▶ Supplied material:
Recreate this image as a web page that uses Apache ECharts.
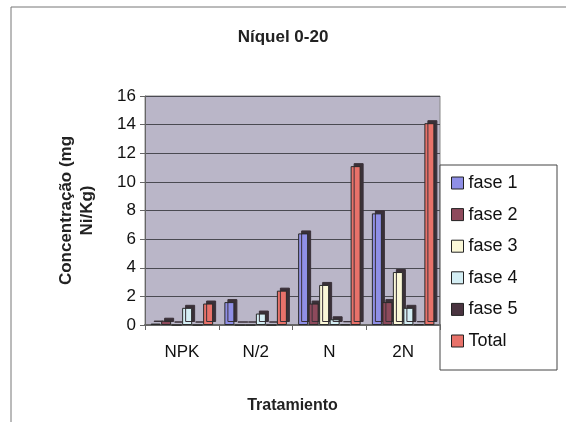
<!DOCTYPE html>
<html>
<head>
<meta charset="utf-8">
<script src="https://cdn.jsdelivr.net/npm/echarts@6/dist/echarts.min.js"></script>
<style>
  html, body { margin: 0; padding: 0; background: #fff; }
  #chart { width: 566px; height: 422px; }
</style>
</head>
<body>
<div id="chart"></div>
<script>
// Nickel concentration (0-20 cm layer) by treatment and extraction phase
var categories = ['NPK', 'N/2', 'N', '2N'];
var fase1 = [0.1, 1.6, 6.4, 7.8];
var fase2 = [0.3, 0.0, 1.5, 1.6];
var fase3 = [0.0, 0.0, 2.8, 3.7];
var fase4 = [1.2, 0.8, 0.4, 1.2];
var fase5 = [0.0, 0.0, 0.05, 0.05];
var total = [1.5, 2.4, 11.1, 14.1];
var yTicks = [0, 2, 4, 6, 8, 10, 12, 14, 16];

var seriesDefs = [
  { name: 'fase 1', data: fase1, color: '#8f8fe6' },
  { name: 'fase 2', data: fase2, color: '#8e4a5c' },
  { name: 'fase 3', data: fase3, color: '#fbf8d8' },
  { name: 'fase 4', data: fase4, color: '#d4eef4' },
  { name: 'fase 5', data: fase5, color: '#4a3440' },
  { name: 'Total', data: total, color: '#e8726a' }
];

var font = '"Liberation Sans", Arial, sans-serif';
var chart = echarts.init(document.getElementById('chart'), null, { renderer: 'canvas' });

chart.setOption({
  animation: false,
  backgroundColor: '#ffffff',
  textStyle: { fontFamily: font, color: '#111' },
  title: {
    text: 'Níquel 0-20',
    left: 'center',
    top: 24,
    textStyle: { fontFamily: font, fontSize: 17, fontWeight: 'bold', color: '#222' }
  },
  graphic: [
    {
      type: 'rect',
      shape: { x: 11, y: 7, width: 570, height: 430 },
      style: { fill: 'none', stroke: '#777', lineWidth: 1 },
      silent: true
    },
    {
      type: 'rect',
      shape: { x: 440, y: 165, width: 117, height: 205 },
      style: { fill: '#ffffff', stroke: '#444', lineWidth: 1 },
      silent: true,
      z: 0
    }
  ],
  legend: {
    orient: 'vertical',
    left: 446,
    top: 169,
    itemWidth: 12,
    itemHeight: 12,
    itemGap: 13.6,
    icon: 'rect',
    textStyle: { fontFamily: font, fontSize: 18, color: '#111' },
    itemStyle: { borderColor: '#222', borderWidth: 1, shadowBlur: 0, shadowOffsetX: 0, shadowOffsetY: 0, shadowColor: 'transparent' },
    data: seriesDefs.map(function (s) { return s.name; })
  },
  grid: {
    left: 145,
    right: 126,
    top: 96,
    bottom: 97,
    show: true,
    backgroundColor: '#bab6c8',
    borderColor: '#888',
    borderWidth: 1
  },
  xAxis: {
    type: 'category',
    data: categories,
    name: 'Tratamiento',
    nameLocation: 'middle',
    nameGap: 73,
    nameTextStyle: { fontFamily: font, fontSize: 16, fontWeight: 'bold', color: '#222' },
    axisLine: { lineStyle: { color: '#666', width: 2 } },
    axisTick: { show: true, length: 5, lineStyle: { color: '#666' } },
    axisLabel: { fontFamily: font, fontSize: 17, color: '#111', margin: 19 }
  },
  yAxis: {
    type: 'value',
    min: 0,
    max: 16,
    interval: 2,
    name: 'Concentração (mg\nNi/Kg)',
    nameLocation: 'middle',
    nameRotate: 90,
    nameGap: 47,
    nameTextStyle: { fontFamily: font, fontSize: 17, fontWeight: 'bold', color: '#222', lineHeight: 21 },
    axisLine: { show: true, lineStyle: { color: '#666' } },
    axisTick: { show: true, length: 5, lineStyle: { color: '#666' } },
    axisLabel: {
      fontFamily: font, fontSize: 17, color: '#111', margin: 9,
      formatter: function (v) { return yTicks.indexOf(v) >= 0 ? String(v) : ''; }
    },
    splitLine: { show: true, lineStyle: { color: '#4a4a52', width: 1 } }
  },
  series: seriesDefs.map(function (s) {
    return {
      name: s.name,
      type: 'bar',
      data: s.data,
      barWidth: 10,
      barGap: '5%',
      // dark offset shadow gives each column a shallow depth face
      itemStyle: {
        color: s.color, borderColor: '#2a2a2a', borderWidth: 1,
        shadowColor: '#3a3038', shadowBlur: 0, shadowOffsetX: 3, shadowOffsetY: -3
      }
    };
  })
});
</script>
</body>
</html>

▶ Work to complete: Quote each line of the listing exactly, but leave the pictures out.

▶ Solved exercise:
Recreate this image as a web page that uses Apache ECharts.
<!DOCTYPE html>
<html>
<head>
<meta charset="utf-8">
<script src="https://cdn.jsdelivr.net/npm/echarts@6/dist/echarts.min.js"></script>
<style>
  html, body { margin: 0; padding: 0; background: #fff; }
  #chart { width: 566px; height: 422px; }
</style>
</head>
<body>
<div id="chart"></div>
<script>
// Nickel concentration (0-20 cm layer) by treatment and extraction phase
var categories = ['NPK', 'N/2', 'N', '2N'];
var fase1 = [0.1, 1.6, 6.4, 7.8];
var fase2 = [0.3, 0.0, 1.5, 1.6];
var fase3 = [0.0, 0.0, 2.8, 3.7];
var fase4 = [1.2, 0.8, 0.4, 1.2];
var fase5 = [0.0, 0.0, 0.05, 0.05];
var total = [1.5, 2.4, 11.1, 14.1];
var yTicks = [0, 2, 4, 6, 8, 10, 12, 14, 16];

var seriesDefs = [
  { name: 'fase 1', data: fase1, color: '#8f8fe6' },
  { name: 'fase 2', data: fase2, color: '#8e4a5c' },
  { name: 'fase 3', data: fase3, color: '#fbf8d8' },
  { name: 'fase 4', data: fase4, color: '#d4eef4' },
  { name: 'fase 5', data: fase5, color: '#4a3440' },
  { name: 'Total', data: total, color: '#e8726a' }
];

var font = '"Liberation Sans", Arial, sans-serif';
var chart = echarts.init(document.getElementById('chart'), null, { renderer: 'canvas' });

chart.setOption({
  animation: false,
  backgroundColor: '#ffffff',
  textStyle: { fontFamily: font, color: '#111' },
  title: {
    text: 'Níquel 0-20',
    left: 'center',
    top: 24,
    textStyle: { fontFamily: font, fontSize: 17, fontWeight: 'bold', color: '#222' }
  },
  graphic: [
    {
      type: 'rect',
      shape: { x: 11, y: 7, width: 570, height: 430 },
      style: { fill: 'none', stroke: '#777', lineWidth: 1 },
      silent: true
    },
    {
      type: 'rect',
      shape: { x: 440, y: 165, width: 117, height: 205 },
      style: { fill: '#ffffff', stroke: '#444', lineWidth: 1 },
      silent: true,
      z: 0
    }
  ],
  legend: {
    orient: 'vertical',
    left: 446,
    top: 169,
    itemWidth: 12,
    itemHeight: 12,
    itemGap: 13.6,
    icon: 'rect',
    textStyle: { fontFamily: font, fontSize: 18, color: '#111' },
    itemStyle: { borderColor: '#222', borderWidth: 1, shadowBlur: 0, shadowOffsetX: 0, shadowOffsetY: 0, shadowColor: 'transparent' },
    data: seriesDefs.map(function (s) { return s.name; })
  },
  grid: {
    left: 145,
    right: 126,
    top: 96,
    bottom: 97,
    show: true,
    backgroundColor: '#bab6c8',
    borderColor: '#888',
    borderWidth: 1
  },
  xAxis: {
    type: 'category',
    data: categories,
    name: 'Tratamiento',
    nameLocation: 'middle',
    nameGap: 73,
    nameTextStyle: { fontFamily: font, fontSize: 16, fontWeight: 'bold', color: '#222' },
    axisLine: { lineStyle: { color: '#666', width: 2 } },
    axisTick: { show: true, length: 5, lineStyle: { color: '#666' } },
    axisLabel: { fontFamily: font, fontSize: 17, color: '#111', margin: 19 }
  },
  yAxis: {
    type: 'value',
    min: 0,
    max: 16,
    interval: 2,
    name: 'Concentração (mg\nNi/Kg)',
    nameLocation: 'middle',
    nameRotate: 90,
    nameGap: 47,
    nameTextStyle: { fontFamily: font, fontSize: 17, fontWeight: 'bold', color: '#222', lineHeight: 21 },
    axisLine: { show: true, lineStyle: { color: '#666' } },
    axisTick: { show: true, length: 5, lineStyle: { color: '#666' } },
    axisLabel: {
      fontFamily: font, fontSize: 17, color: '#111', margin: 9,
      formatter: function (v) { return yTicks.indexOf(v) >= 0 ? String(v) : ''; }
    },
    splitLine: { show: true, lineStyle: { color: '#4a4a52', width: 1 } }
  },
  series: seriesDefs.map(function (s) {
    return {
      name: s.name,
      type: 'bar',
      data: s.data,
      barWidth: 10,
      barGap: '5%',
      // dark offset shadow gives each column a shallow depth face
      itemStyle: {
        color: s.color, borderColor: '#2a2a2a', borderWidth: 1,
        shadowColor: '#3a3038', shadowBlur: 0, shadowOffsetX: 3, shadowOffsetY: -3
      }
    };
  })
});
</script>
</body>
</html>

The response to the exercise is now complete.